# OBJECTIVE:
Return the lines that run from the line containing "Rebuild this chart" through the end of the entries, both ends included. Leave out all pictures.

Stored dataset items
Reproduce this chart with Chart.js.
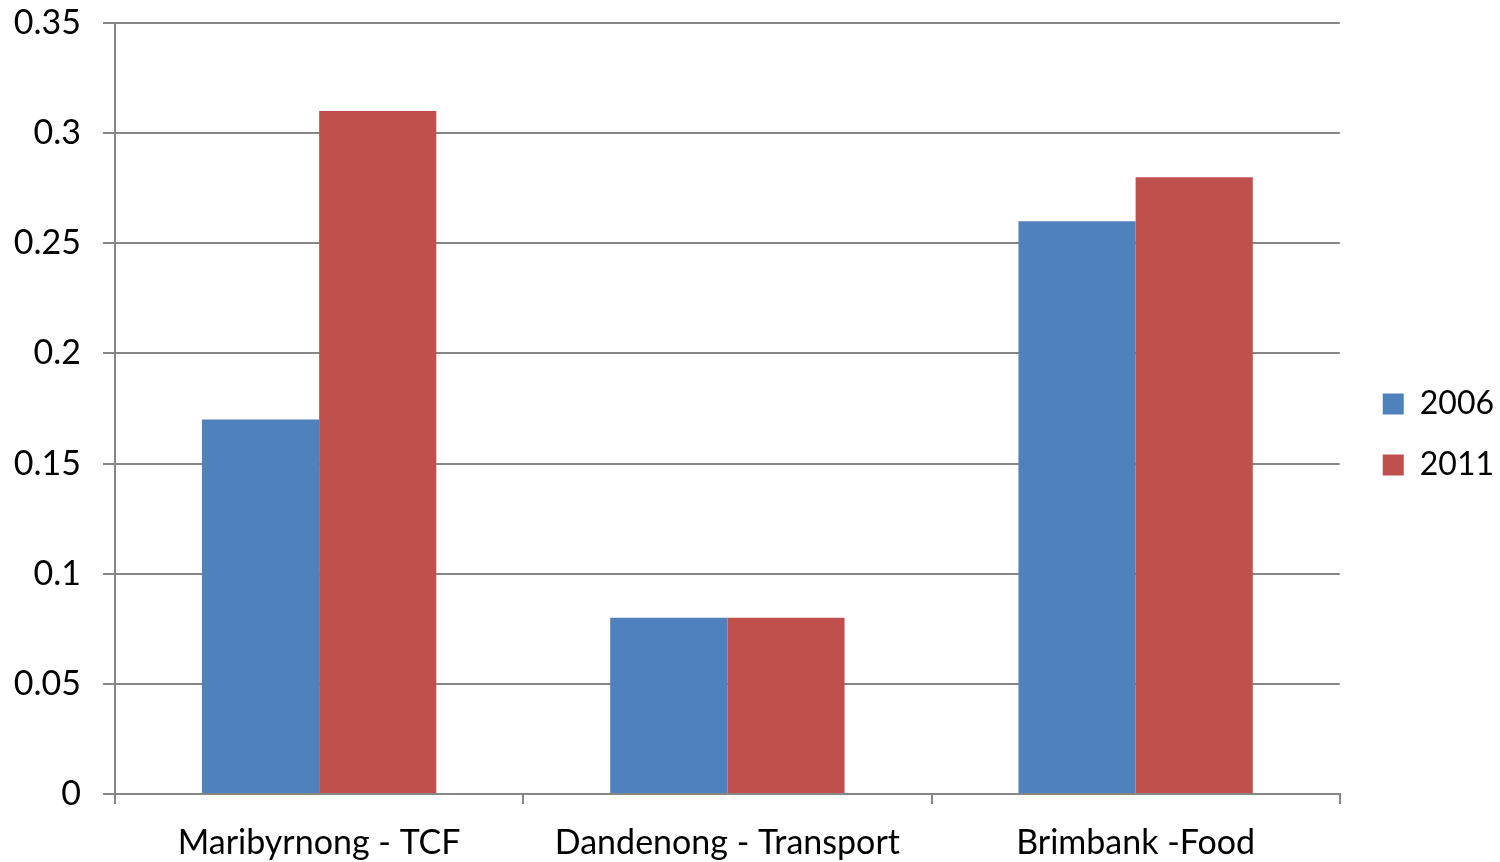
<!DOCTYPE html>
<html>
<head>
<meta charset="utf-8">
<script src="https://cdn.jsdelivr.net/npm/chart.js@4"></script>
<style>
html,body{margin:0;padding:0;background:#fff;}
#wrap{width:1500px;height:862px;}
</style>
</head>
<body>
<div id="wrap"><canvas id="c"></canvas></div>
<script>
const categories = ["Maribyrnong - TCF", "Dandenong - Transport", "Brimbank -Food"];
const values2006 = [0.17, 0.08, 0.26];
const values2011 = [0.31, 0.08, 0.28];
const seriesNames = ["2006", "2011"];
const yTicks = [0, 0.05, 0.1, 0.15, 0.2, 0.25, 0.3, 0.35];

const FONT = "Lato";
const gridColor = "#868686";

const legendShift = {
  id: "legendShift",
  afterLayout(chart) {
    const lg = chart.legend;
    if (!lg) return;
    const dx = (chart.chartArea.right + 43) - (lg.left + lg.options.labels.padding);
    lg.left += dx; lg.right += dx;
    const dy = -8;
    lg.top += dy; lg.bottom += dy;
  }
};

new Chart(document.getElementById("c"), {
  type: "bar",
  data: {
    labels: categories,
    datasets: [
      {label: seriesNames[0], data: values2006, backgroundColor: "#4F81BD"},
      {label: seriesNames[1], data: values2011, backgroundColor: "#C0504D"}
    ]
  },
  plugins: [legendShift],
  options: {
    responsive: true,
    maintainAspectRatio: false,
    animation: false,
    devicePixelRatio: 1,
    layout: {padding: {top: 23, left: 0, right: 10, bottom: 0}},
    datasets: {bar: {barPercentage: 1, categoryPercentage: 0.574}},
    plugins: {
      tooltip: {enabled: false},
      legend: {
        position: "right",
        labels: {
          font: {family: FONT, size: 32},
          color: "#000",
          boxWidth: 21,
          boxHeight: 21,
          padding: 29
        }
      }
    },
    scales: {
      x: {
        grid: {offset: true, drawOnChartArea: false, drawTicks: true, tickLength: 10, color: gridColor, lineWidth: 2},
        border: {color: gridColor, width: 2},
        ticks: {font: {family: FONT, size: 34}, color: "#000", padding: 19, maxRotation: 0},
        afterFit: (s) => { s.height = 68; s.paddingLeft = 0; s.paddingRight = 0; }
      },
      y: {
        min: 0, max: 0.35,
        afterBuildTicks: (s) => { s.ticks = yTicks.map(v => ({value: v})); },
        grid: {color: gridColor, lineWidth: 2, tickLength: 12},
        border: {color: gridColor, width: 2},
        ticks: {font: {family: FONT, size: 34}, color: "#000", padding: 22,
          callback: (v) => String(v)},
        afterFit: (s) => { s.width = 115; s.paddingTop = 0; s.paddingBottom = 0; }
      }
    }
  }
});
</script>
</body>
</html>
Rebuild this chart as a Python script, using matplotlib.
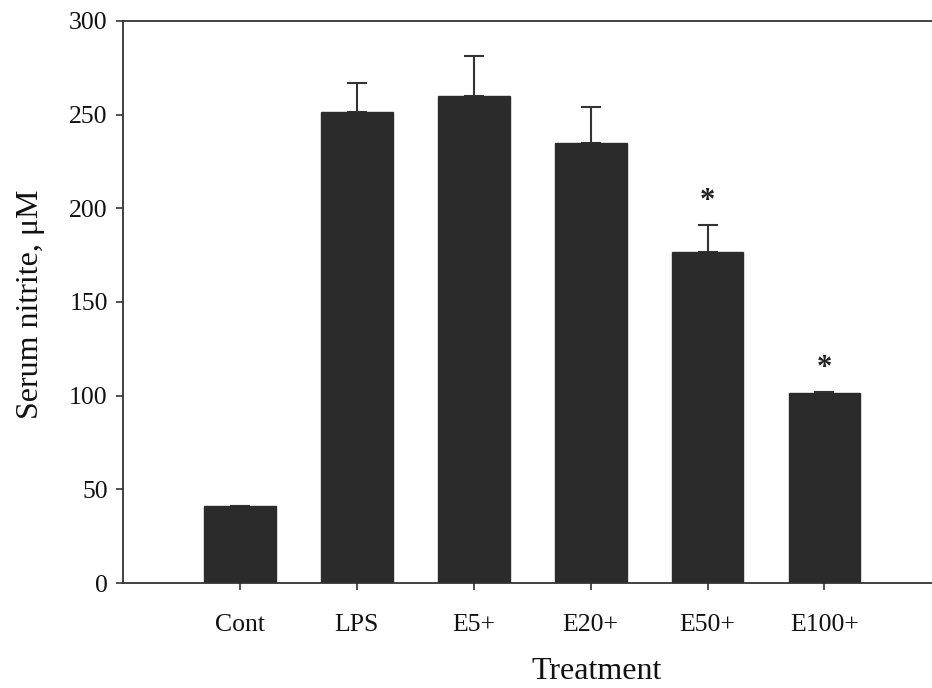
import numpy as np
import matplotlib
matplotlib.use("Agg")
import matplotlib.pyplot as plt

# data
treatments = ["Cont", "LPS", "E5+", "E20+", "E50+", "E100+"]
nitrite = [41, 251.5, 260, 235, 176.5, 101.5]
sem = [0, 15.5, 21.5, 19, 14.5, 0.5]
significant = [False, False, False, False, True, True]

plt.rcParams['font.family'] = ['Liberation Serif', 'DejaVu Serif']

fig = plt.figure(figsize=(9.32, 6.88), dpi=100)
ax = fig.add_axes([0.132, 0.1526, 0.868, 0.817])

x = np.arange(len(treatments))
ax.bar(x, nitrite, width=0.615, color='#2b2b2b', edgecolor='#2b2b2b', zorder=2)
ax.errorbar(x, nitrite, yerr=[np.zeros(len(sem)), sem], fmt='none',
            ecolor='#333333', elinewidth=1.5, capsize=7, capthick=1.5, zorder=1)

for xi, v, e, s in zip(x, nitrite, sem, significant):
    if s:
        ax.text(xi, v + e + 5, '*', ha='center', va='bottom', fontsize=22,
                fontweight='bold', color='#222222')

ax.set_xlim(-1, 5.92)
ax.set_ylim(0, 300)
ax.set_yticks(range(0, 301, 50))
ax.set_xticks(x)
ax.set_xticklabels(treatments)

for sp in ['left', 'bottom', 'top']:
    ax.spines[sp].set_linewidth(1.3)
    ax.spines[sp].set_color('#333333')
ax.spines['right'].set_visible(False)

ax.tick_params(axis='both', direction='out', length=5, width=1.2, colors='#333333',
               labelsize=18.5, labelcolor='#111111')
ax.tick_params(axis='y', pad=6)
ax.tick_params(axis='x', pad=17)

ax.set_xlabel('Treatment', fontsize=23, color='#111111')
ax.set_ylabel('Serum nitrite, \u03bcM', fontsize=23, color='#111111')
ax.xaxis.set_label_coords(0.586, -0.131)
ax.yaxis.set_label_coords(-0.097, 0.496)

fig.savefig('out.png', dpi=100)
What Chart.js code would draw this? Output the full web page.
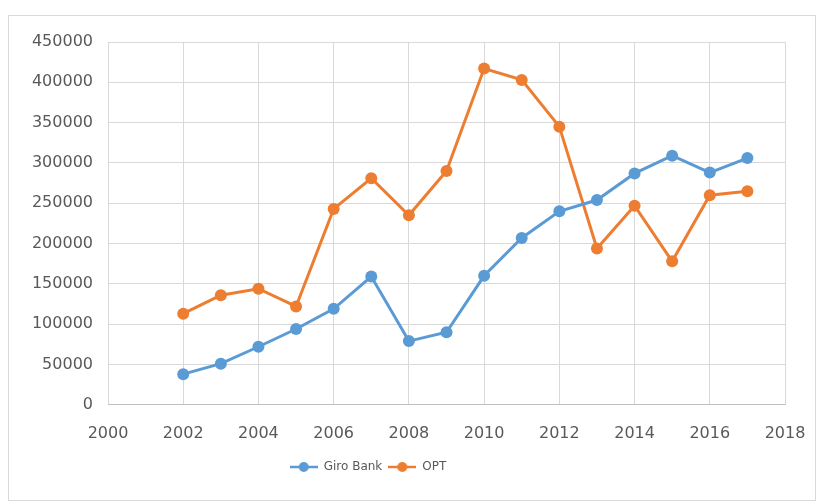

# RESULT BELOW:
Rebuild this chart as a Python script, using matplotlib.
import numpy as np
import matplotlib
matplotlib.use("Agg")
import matplotlib.pyplot as plt

# data
treatments = ["Cont", "LPS", "E5+", "E20+", "E50+", "E100+"]
nitrite = [41, 251.5, 260, 235, 176.5, 101.5]
sem = [0, 15.5, 21.5, 19, 14.5, 0.5]
significant = [False, False, False, False, True, True]

plt.rcParams['font.family'] = ['Liberation Serif', 'DejaVu Serif']

fig = plt.figure(figsize=(9.32, 6.88), dpi=100)
ax = fig.add_axes([0.132, 0.1526, 0.868, 0.817])

x = np.arange(len(treatments))
ax.bar(x, nitrite, width=0.615, color='#2b2b2b', edgecolor='#2b2b2b', zorder=2)
ax.errorbar(x, nitrite, yerr=[np.zeros(len(sem)), sem], fmt='none',
            ecolor='#333333', elinewidth=1.5, capsize=7, capthick=1.5, zorder=1)

for xi, v, e, s in zip(x, nitrite, sem, significant):
    if s:
        ax.text(xi, v + e + 5, '*', ha='center', va='bottom', fontsize=22,
                fontweight='bold', color='#222222')

ax.set_xlim(-1, 5.92)
ax.set_ylim(0, 300)
ax.set_yticks(range(0, 301, 50))
ax.set_xticks(x)
ax.set_xticklabels(treatments)

for sp in ['left', 'bottom', 'top']:
    ax.spines[sp].set_linewidth(1.3)
    ax.spines[sp].set_color('#333333')
ax.spines['right'].set_visible(False)

ax.tick_params(axis='both', direction='out', length=5, width=1.2, colors='#333333',
               labelsize=18.5, labelcolor='#111111')
ax.tick_params(axis='y', pad=6)
ax.tick_params(axis='x', pad=17)

ax.set_xlabel('Treatment', fontsize=23, color='#111111')
ax.set_ylabel('Serum nitrite, \u03bcM', fontsize=23, color='#111111')
ax.xaxis.set_label_coords(0.586, -0.131)
ax.yaxis.set_label_coords(-0.097, 0.496)

fig.savefig('out.png', dpi=100)
What Chart.js code would draw this? Output the full web page.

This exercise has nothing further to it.